══ Source material ══
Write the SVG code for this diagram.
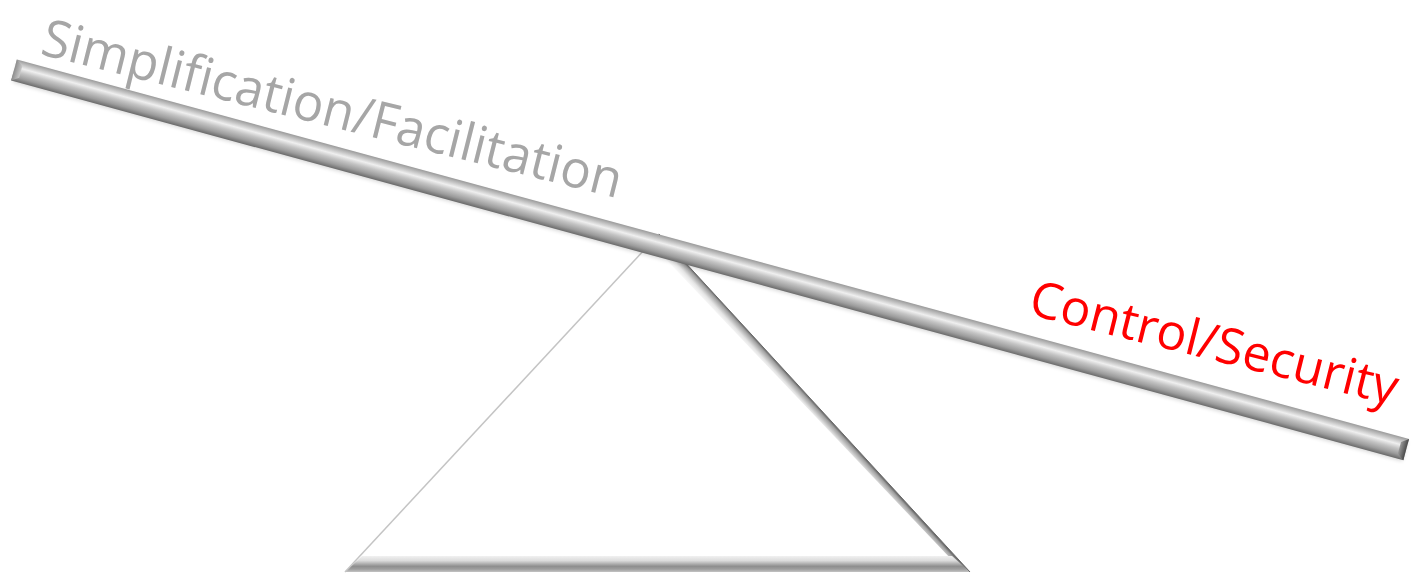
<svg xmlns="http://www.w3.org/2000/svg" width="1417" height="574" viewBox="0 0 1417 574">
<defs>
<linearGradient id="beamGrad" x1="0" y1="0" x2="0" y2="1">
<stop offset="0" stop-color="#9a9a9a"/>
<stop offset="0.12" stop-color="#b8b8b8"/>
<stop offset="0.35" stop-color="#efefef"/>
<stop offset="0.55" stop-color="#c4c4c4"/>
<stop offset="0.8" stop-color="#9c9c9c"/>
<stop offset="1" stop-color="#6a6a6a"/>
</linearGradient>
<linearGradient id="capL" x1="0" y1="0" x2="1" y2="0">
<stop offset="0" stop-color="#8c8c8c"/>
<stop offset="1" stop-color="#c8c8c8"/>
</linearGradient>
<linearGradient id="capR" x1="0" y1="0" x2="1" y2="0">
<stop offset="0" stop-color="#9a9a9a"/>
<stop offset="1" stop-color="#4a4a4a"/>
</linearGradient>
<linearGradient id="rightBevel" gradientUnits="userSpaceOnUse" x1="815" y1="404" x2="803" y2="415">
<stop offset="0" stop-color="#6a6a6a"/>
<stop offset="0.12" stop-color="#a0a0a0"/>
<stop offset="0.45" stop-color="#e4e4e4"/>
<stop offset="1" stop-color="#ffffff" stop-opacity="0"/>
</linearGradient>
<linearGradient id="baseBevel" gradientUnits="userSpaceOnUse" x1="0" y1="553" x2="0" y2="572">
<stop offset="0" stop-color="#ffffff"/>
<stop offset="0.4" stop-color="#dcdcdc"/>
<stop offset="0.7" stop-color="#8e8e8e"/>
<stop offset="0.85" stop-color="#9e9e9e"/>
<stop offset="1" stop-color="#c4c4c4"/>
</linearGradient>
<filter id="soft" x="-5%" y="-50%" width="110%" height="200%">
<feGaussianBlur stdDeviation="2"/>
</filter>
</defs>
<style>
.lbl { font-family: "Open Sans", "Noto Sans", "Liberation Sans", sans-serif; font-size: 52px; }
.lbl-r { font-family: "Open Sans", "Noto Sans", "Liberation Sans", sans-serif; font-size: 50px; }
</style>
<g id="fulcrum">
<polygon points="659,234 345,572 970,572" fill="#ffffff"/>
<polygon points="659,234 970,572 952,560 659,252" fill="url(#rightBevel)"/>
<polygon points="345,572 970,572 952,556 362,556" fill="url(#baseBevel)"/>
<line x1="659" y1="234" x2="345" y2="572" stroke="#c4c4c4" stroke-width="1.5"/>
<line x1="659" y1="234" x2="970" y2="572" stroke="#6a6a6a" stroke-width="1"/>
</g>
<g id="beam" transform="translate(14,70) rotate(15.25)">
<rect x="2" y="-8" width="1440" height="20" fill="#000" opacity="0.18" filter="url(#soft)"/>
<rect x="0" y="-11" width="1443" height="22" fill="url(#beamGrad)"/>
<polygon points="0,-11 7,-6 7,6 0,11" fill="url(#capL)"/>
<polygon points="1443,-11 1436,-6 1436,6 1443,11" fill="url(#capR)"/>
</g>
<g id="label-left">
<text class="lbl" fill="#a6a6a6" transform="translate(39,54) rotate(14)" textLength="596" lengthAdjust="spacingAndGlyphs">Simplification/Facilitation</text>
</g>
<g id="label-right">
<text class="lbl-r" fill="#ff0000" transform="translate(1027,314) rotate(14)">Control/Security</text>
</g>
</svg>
═══
--- Exercise objective ---
Transcribe the preceding listing in its entirety and with exact wording, leaving out pictures.

--- Solution for this exercise ---
Write the SVG code for this diagram.
<svg xmlns="http://www.w3.org/2000/svg" width="1417" height="574" viewBox="0 0 1417 574">
<defs>
<linearGradient id="beamGrad" x1="0" y1="0" x2="0" y2="1">
<stop offset="0" stop-color="#9a9a9a"/>
<stop offset="0.12" stop-color="#b8b8b8"/>
<stop offset="0.35" stop-color="#efefef"/>
<stop offset="0.55" stop-color="#c4c4c4"/>
<stop offset="0.8" stop-color="#9c9c9c"/>
<stop offset="1" stop-color="#6a6a6a"/>
</linearGradient>
<linearGradient id="capL" x1="0" y1="0" x2="1" y2="0">
<stop offset="0" stop-color="#8c8c8c"/>
<stop offset="1" stop-color="#c8c8c8"/>
</linearGradient>
<linearGradient id="capR" x1="0" y1="0" x2="1" y2="0">
<stop offset="0" stop-color="#9a9a9a"/>
<stop offset="1" stop-color="#4a4a4a"/>
</linearGradient>
<linearGradient id="rightBevel" gradientUnits="userSpaceOnUse" x1="815" y1="404" x2="803" y2="415">
<stop offset="0" stop-color="#6a6a6a"/>
<stop offset="0.12" stop-color="#a0a0a0"/>
<stop offset="0.45" stop-color="#e4e4e4"/>
<stop offset="1" stop-color="#ffffff" stop-opacity="0"/>
</linearGradient>
<linearGradient id="baseBevel" gradientUnits="userSpaceOnUse" x1="0" y1="553" x2="0" y2="572">
<stop offset="0" stop-color="#ffffff"/>
<stop offset="0.4" stop-color="#dcdcdc"/>
<stop offset="0.7" stop-color="#8e8e8e"/>
<stop offset="0.85" stop-color="#9e9e9e"/>
<stop offset="1" stop-color="#c4c4c4"/>
</linearGradient>
<filter id="soft" x="-5%" y="-50%" width="110%" height="200%">
<feGaussianBlur stdDeviation="2"/>
</filter>
</defs>
<style>
.lbl { font-family: "Open Sans", "Noto Sans", "Liberation Sans", sans-serif; font-size: 52px; }
.lbl-r { font-family: "Open Sans", "Noto Sans", "Liberation Sans", sans-serif; font-size: 50px; }
</style>
<g id="fulcrum">
<polygon points="659,234 345,572 970,572" fill="#ffffff"/>
<polygon points="659,234 970,572 952,560 659,252" fill="url(#rightBevel)"/>
<polygon points="345,572 970,572 952,556 362,556" fill="url(#baseBevel)"/>
<line x1="659" y1="234" x2="345" y2="572" stroke="#c4c4c4" stroke-width="1.5"/>
<line x1="659" y1="234" x2="970" y2="572" stroke="#6a6a6a" stroke-width="1"/>
</g>
<g id="beam" transform="translate(14,70) rotate(15.25)">
<rect x="2" y="-8" width="1440" height="20" fill="#000" opacity="0.18" filter="url(#soft)"/>
<rect x="0" y="-11" width="1443" height="22" fill="url(#beamGrad)"/>
<polygon points="0,-11 7,-6 7,6 0,11" fill="url(#capL)"/>
<polygon points="1443,-11 1436,-6 1436,6 1443,11" fill="url(#capR)"/>
</g>
<g id="label-left">
<text class="lbl" fill="#a6a6a6" transform="translate(39,54) rotate(14)" textLength="596" lengthAdjust="spacingAndGlyphs">Simplification/Facilitation</text>
</g>
<g id="label-right">
<text class="lbl-r" fill="#ff0000" transform="translate(1027,314) rotate(14)">Control/Security</text>
</g>
</svg>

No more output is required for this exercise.